Василь Федорович понурил голову.
— Может и помереть там. Потому что при этой хворобе необходимо усиленное питание… Его из больницы ищут… Я вот был у него, да он меня, к сожалению, не послушал.
Наступила такая тишина — в комнате, в ней самой, что Лина слышала, как кровавая змейка обежала ее сердце. И как из темного омута выплыли слова, которые Валерий сказал в последнюю встречу: «Человек одинок. У каждого своя смерть. Никто никому не поможет». Она тогда удивилась, не поняла, приняла это как одно из его высокомерных мудрствований. «У каждого своя смерть!» Никто ему не поможет. Потому что его смерть уже рядом, а ее — кто знает где, она не может этого понять, а если и поймет, если примет его боль как свою, тогда примет и его муку, а он этого не захотел. О боже, какая она глупая, какая жестокая!.. И как он мучается. Мучается из-за нее. И как она его любит! Любит, любит! «Я же его бросила… это хуже, чем измена…»
…Когда Райка пришла в сад, Валерий и Лина сидели в траве обнявшись и что-то быстро говорили друг другу. Оба были заплаканы, хотя уже и не плакали, и словно светились, и было видно, что обрели столько, сколько могут вместить два любящих сердца. Рая постояла и тихо пошла назад.
А они говорили, говорили, казалось, сказали все, но осталось столько несказанного, столько боли, муки, радости, что остановиться не могли. Выплескивали себя до дна, исповедовались в своих настоящих и мнимых грехах, чтобы стать друг перед другом чистыми, чтобы начать все с порога.
— …Наверно, мужества мне не хватило. Решил зажать себя в кулак. Ну, почти ни на что не надеялся. Погибну. Я привык сам по себе. И стал на этом — доведу все до конца. А потом сделалось страшно. Так страшно без людей… Без тебя. И только теперь понял… Я дурак, дурак!
А она смотрела ему в глаза, пытаясь взглядом войти в его душу. Чтобы он понял, почувствовал, что они вдвоем, вместе, что они одно неразделимое целое, что все, что ожидает их впереди, на двоих пополам.
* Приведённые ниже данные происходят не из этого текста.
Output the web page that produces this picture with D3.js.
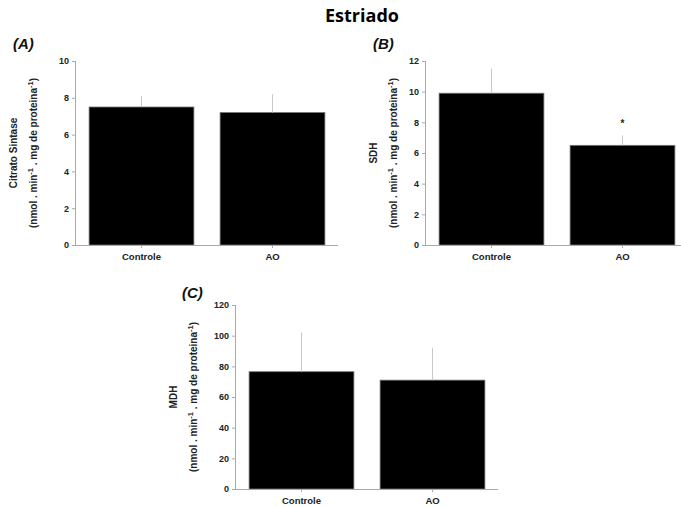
<!DOCTYPE html>
<html>
<head>
<meta charset="utf-8">
<script src="https://cdn.jsdelivr.net/npm/d3@7"></script>
<style>
  html, body { margin: 0; padding: 0; background: #fff; }
  svg { display: block; }
  text { font-family: "Liberation Sans", Arial, sans-serif; }
</style>
</head>
<body>
<script>
// Enzyme activity in the striatum: control vs AO groups
const categories = ["Controle", "AO"];

const csMean = [7.5, 7.2];
const csErr  = [0.6, 1.0];
const csTicks = [0, 2, 4, 6, 8, 10];

const sdhMean = [9.9, 6.5];
const sdhErr  = [1.6, 0.65];
const sdhTicks = [0, 2, 4, 6, 8, 10, 12];
const sdhSig = ["", "*"];

const mdhMean = [76.5, 71];
const mdhErr  = [25.5, 21];
const mdhTicks = [0, 20, 40, 60, 80, 100, 120];

const W = 681, H = 507;
const svg = d3.select("body").append("svg").attr("width", W).attr("height", H);

svg.append("text")
  .attr("x", 362).attr("y", 22)
  .attr("text-anchor", "middle")
  .style("font-family", "'Open Sans', 'Noto Sans', sans-serif")
  .style("font-weight", "700")
  .style("font-size", "18px")
  .text("Estriado");

function panel(opt) {
  const g = svg.append("g").attr("transform", `translate(${opt.x},${opt.y})`);
  const plotW = 262, plotH = 184;

  const x = d3.scaleBand().domain(categories).range([0, plotW])
    .paddingInner(0.2).paddingOuter(0.1);
  const y = d3.scaleLinear().domain([0, opt.max]).range([plotH, 0]);

  // bars
  g.selectAll("rect.bar").data(categories).join("rect")
    .attr("class", "bar")
    .attr("x", d => x(d))
    .attr("width", x.bandwidth())
    .attr("y", (d, i) => y(opt.mean[i]))
    .attr("height", (d, i) => plotH - y(opt.mean[i]))
    .attr("fill", "#000")
    .attr("stroke", "#777")
    .attr("stroke-width", 0.8);

  // upper error bars
  g.selectAll("line.err").data(categories).join("line")
    .attr("class", "err")
    .attr("x1", d => x(d) + x.bandwidth() / 2)
    .attr("x2", d => x(d) + x.bandwidth() / 2)
    .attr("y1", (d, i) => y(opt.mean[i]))
    .attr("y2", (d, i) => y(opt.mean[i] + opt.err[i]))
    .attr("stroke", "#c8c8c8")
    .attr("stroke-width", 1);

  if (opt.sig) {
    g.selectAll("text.sig").data(categories).join("text")
      .attr("class", "sig")
      .attr("x", d => x(d) + x.bandwidth() / 2)
      .attr("y", (d, i) => y(opt.mean[i] + opt.err[i]) - 8)
      .attr("text-anchor", "middle")
      .style("font-size", "10px")
      .style("font-weight", "700")
      .attr("fill", "#222")
      .text((d, i) => opt.sig[i]);
  }

  // y axis
  const ya = g.append("g")
    .call(d3.axisLeft(y).tickValues(opt.ticks).tickSize(4).tickPadding(3).tickFormat(d3.format("d")));
  ya.select(".domain").attr("stroke", "#aaa").attr("d", `M-0.5,${plotH}V0`);
  ya.selectAll(".tick line").attr("stroke", "#aaa");
  ya.selectAll(".tick text")
    .style("font-size", "9px").style("font-weight", "700")
    .style("font-family", "'Liberation Sans', Arial, sans-serif")
    .attr("fill", "#222");

  // x axis
  const xa = g.append("g").attr("transform", `translate(0,${plotH})`)
    .call(d3.axisBottom(x).tickSize(3).tickPadding(5));
  xa.select(".domain").attr("stroke", "#aaa").attr("d", `M0,0.5H${plotW}`);
  xa.selectAll(".tick line").attr("stroke", "#aaa");
  xa.selectAll(".tick text")
    .style("font-size", "9.5px").style("font-weight", "700")
    .style("font-family", "'Liberation Sans', Arial, sans-serif")
    .attr("fill", "#222");

  // y title, two lines
  const t = g.append("text")
    .attr("transform", `translate(${opt.titleX},${plotH / 2}) rotate(-90)`)
    .attr("text-anchor", "middle")
    .style("font-size", "10px").style("font-weight", "700")
    .attr("fill", "#222");
  t.append("tspan").attr("x", 0).attr("y", 0).text(opt.title);
  const l2 = g.append("text")
    .attr("transform", `translate(${opt.titleX + 20},${plotH / 2}) rotate(-90)`)
    .attr("text-anchor", "middle")
    .style("font-size", "10px").style("font-weight", "700")
    .attr("fill", "#222");
  l2.append("tspan").text("(nmol . min");
  l2.append("tspan").attr("dy", -4).style("font-size", "7.5px").text("-1");
  l2.append("tspan").attr("dy", 4).text(" . mg de proteina");
  l2.append("tspan").attr("dy", -4).style("font-size", "7.5px").text("-1");
  l2.append("tspan").attr("dy", 4).text(")");

  // panel label
  g.append("text")
    .attr("x", opt.labX).attr("y", opt.labY)
    .style("font-size", "15px").style("font-weight", "700").style("font-style", "italic")
    .attr("fill", "#111")
    .text(opt.label);
}

panel({ x: 76, y: 61, max: 10, ticks: csTicks, mean: csMean, err: csErr,
  title: "Citrato Sintase", titleX: -59, label: "(A)", labX: -63, labY: -12 });
panel({ x: 426, y: 61, max: 12, ticks: sdhTicks, mean: sdhMean, err: sdhErr, sig: sdhSig,
  title: "SDH", titleX: -49, label: "(B)", labX: -53, labY: -12 });
panel({ x: 236, y: 305, max: 120, ticks: mdhTicks, mean: mdhMean, err: mdhErr,
  title: "MDH", titleX: -59, label: "(C)", labX: -54, labY: -7 });
</script>
</body>
</html>
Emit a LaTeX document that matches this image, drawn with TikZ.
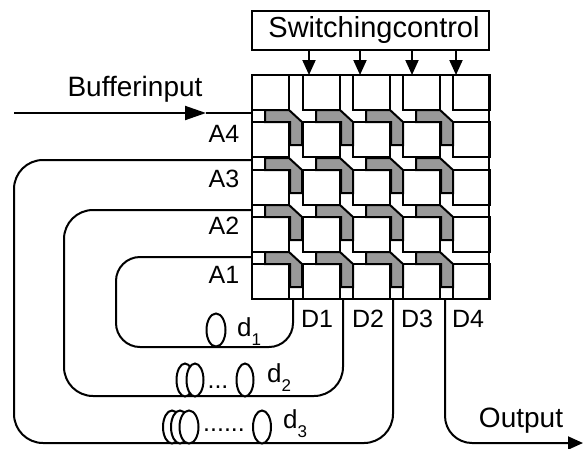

Чтобы он не думал, не смел думать, до какой это все будет границы, не думал про эту границу, ведь это значило бы, что его вскоре не станет, она останется без него, пыталась отбросить это и чувствовала, что он тоже отбрасывает, и радовалась, потому что без этого не обрести им счастья ни на минуту. Хотя совсем отбросить эту мысль было ужасно трудно.
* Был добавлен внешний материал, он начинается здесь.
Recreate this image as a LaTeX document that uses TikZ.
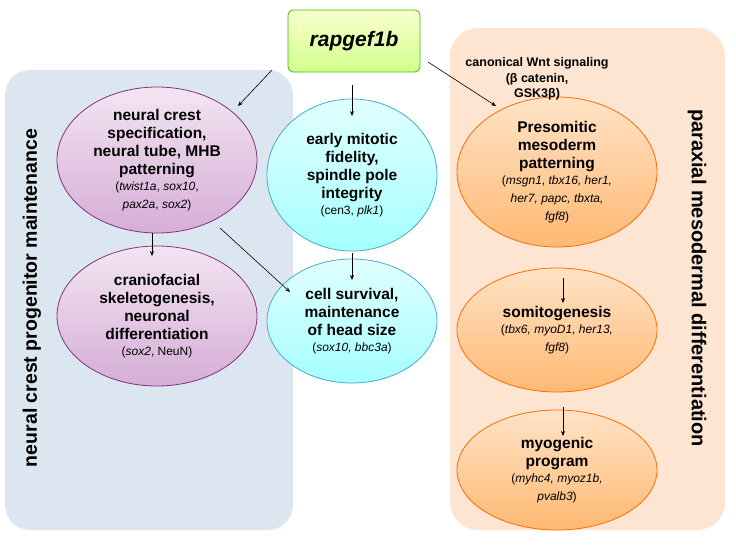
\documentclass[tikz,border=0pt]{standalone}
\usepackage{fontspec}
\setmainfont{Liberation Sans}
\usetikzlibrary{shapes.geometric,arrows.meta}
\definecolor{pblue}{HTML}{DCE6F1}
\definecolor{ppeach}{HTML}{FDE5D2}
\newcommand{\dtl}{\mdseries\fontsize{12}{13.5}\selectfont}
\begin{document}
\begin{tikzpicture}[x=1pt,y=-1pt,
  el/.style={ellipse,draw,line width=0.8pt,align=center,inner sep=-14pt,font=\bfseries\fontsize{15.5}{18}\selectfont},
  purp/.style={el,draw=violet!60!gray,top color=violet!10,bottom color=violet!32},
  cyan/.style={el,draw=cyan!70!gray,top color=cyan!12,bottom color=cyan!35},
  oran/.style={el,draw=orange!85!red,top color=orange!22,bottom color=orange!55},
  arr/.style={-{Stealth[length=5pt,width=4pt]},line width=0.6pt}]
\useasboundingbox (0,0) rectangle (736,544);
\fill[white] (0,0) rectangle (736,544);
\fill[pblue,rounded corners=25pt] (5,70) rectangle (293,530);
\fill[ppeach,rounded corners=28pt] (450,28) rectangle (725,530);
\node[rotate=90,font=\bfseries\fontsize{19.5}{21}\selectfont] (lt) at (32,298) {neural crest progenitor maintenance};
\node[rotate=-90,font=\bfseries\fontsize{20}{22}\selectfont] (rt) at (697,278) {paraxial mesodermal differentiation};
\node[draw=green!50!olive,line width=0.8pt,rounded corners=5pt,top color=green!10!yellow!20,bottom color=green!40!yellow!45,minimum width=132pt,minimum height=62pt,font=\bfseries\itshape\fontsize{21}{23}\selectfont] (r) at (354,41) {rapgef1b};
\node[purp,minimum width=200pt,minimum height=146pt] (a) at (157,160) {neural crest\\specification,\\neural tube, MHB\\patterning\\[-2pt]{\dtl(\textit{twist1a}, \textit{sox10},}\\{\dtl\textit{pax2a}, \textit{sox2})}};
\node[purp,minimum width=200pt,minimum height=140pt] (b) at (157,316) {craniofacial\\skeletogenesis,\\neuronal\\differentiation\\[-2pt]{\dtl(\textit{sox2}, NeuN)}};
\node[cyan,minimum width=170pt,minimum height=152pt] (c) at (352,175) {early mitotic\\fidelity,\\spindle pole\\integrity\\[-2pt]{\dtl(cen3, \textit{plk1})}};
\node[cyan,minimum width=170pt,minimum height=124pt] (d) at (352,321) {cell survival,\\maintenance\\of head size\\[-2pt]{\dtl(\textit{sox10, bbc3a})}};
\node[oran,minimum width=200pt,minimum height=150pt] (e) at (557,172) {Presomitic\\mesoderm\\patterning\\[-2pt]{\dtl(\textit{msgn1}, \textit{tbx16, her1,}}\\{\dtl\textit{her7, papc, tbxta,}}\\{\dtl\textit{fgf8})}};
\node[oran,minimum width=200pt,minimum height=124pt] (f) at (557,330) {somitogenesis\\[-2pt]{\dtl(\textit{tbx6, myoD1, her13,}}\\{\dtl\textit{fgf8})}};
\node[oran,minimum width=200pt,minimum height=120pt] (g) at (557,470) {myogenic\\program\\[-2pt]{\dtl(\textit{myhc4, myoz1b,}}\\{\dtl\textit{pvalb3})}};
\node[align=center,font=\bfseries\fontsize{12.5}{15.5}\selectfont] (w) at (537,79) {canonical Wnt signaling\\(β catenin,\\GSK3β)};
\coordinate (p1) at (272,70); \coordinate (q1) at (238,106);
\coordinate (p2) at (352,85); \coordinate (q2) at (352,116);
\coordinate (p3) at (428,62); \coordinate (q3) at (496,106);
\coordinate (p4) at (152,233); \coordinate (q4) at (152,256);
\coordinate (p5) at (220,228); \coordinate (q5) at (290,292);
\coordinate (p6) at (352,253); \coordinate (q6) at (352,280);
\coordinate (p7) at (563,278); \coordinate (q7) at (563,303);
\coordinate (p8) at (563,407); \coordinate (q8) at (563,436);
\foreach \i in {1,...,8} \draw[arr] (p\i) -- (q\i);
\end{tikzpicture}
\end{document}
— Нам хватит нашей любви. Она спасет нас… — шептала Лина.
— Не надо обманываться. Не надо так обязывать свою любовь. Мы уже один раз обманулись.
— Как ты… холодно, даже страшно.
— Лучше холодно, чем неправда. Прости, я и сам ничего не знаю.
Почему-то она подумала в этот миг об отце, о сестрах, представила, какое было бы для них горе, если бы такое случилось с ней, и снова покатились слезы.
— Если что — тогда и для меня все кончится. Ты не веришь? Я клянусь тебе.
— Ты что?!
— Я знаю, врачи ошиблись. А если и не ошиблись, тогда ты… тогда мы преодолеем. Я буду с тобой…
— Знаешь что, — трезво попросил он, — давай об этом не говорить. Только в крайнем случае. Ты меня поняла? Иначе нам будет еще трудней.
Это было правильно. И она поняла.
— Иначе мы… Ну, будем делать все новые и новые ошибки. А мы и так уже… То есть, не мы, а я… Обманул тебя… Но ты должна знать… Может, и не простишь. Но с Раей у меня было… Когда я заболел… Не знаю, как это случилось. Я переживал ужасно. Хотел тебе открыться. Может, из-за этого и заперся тут.
— Не надо. Я тебе все прощаю.
— Я хочу, чтобы ты простила сердцем.
— Я и прощаю сердцем. И тебе, и Рае. Пускай про нее говорят что угодно. Она хотела мне все открыть. А я не поняла…
Поздно вечером, взявшись за руки, как маленькие дети, заплаканные и притихшие, они пришли на усадьбу Сисерки. Бабки не было дома, они стояли в палисаднике и улыбались друг другу. Лина боялась, что не понравится бабке, боялась, что та прогонит их. Буйно желтела лапчатка, и пионы клонили полные перезрелые головки, и настурция тянулась по жердочке к солнцу. У Сисерки всего клочок земли, но вместо грядок с луком или картошкой она сеет маки и пионы, и ночную фиалку, и стоят они как свидетельство того, что в людях желание красоты не умирает. И Лина подумала, что бабка, которая сеет вместо моркови и лука столько цветов, не может быть злой, она все поймет, простит.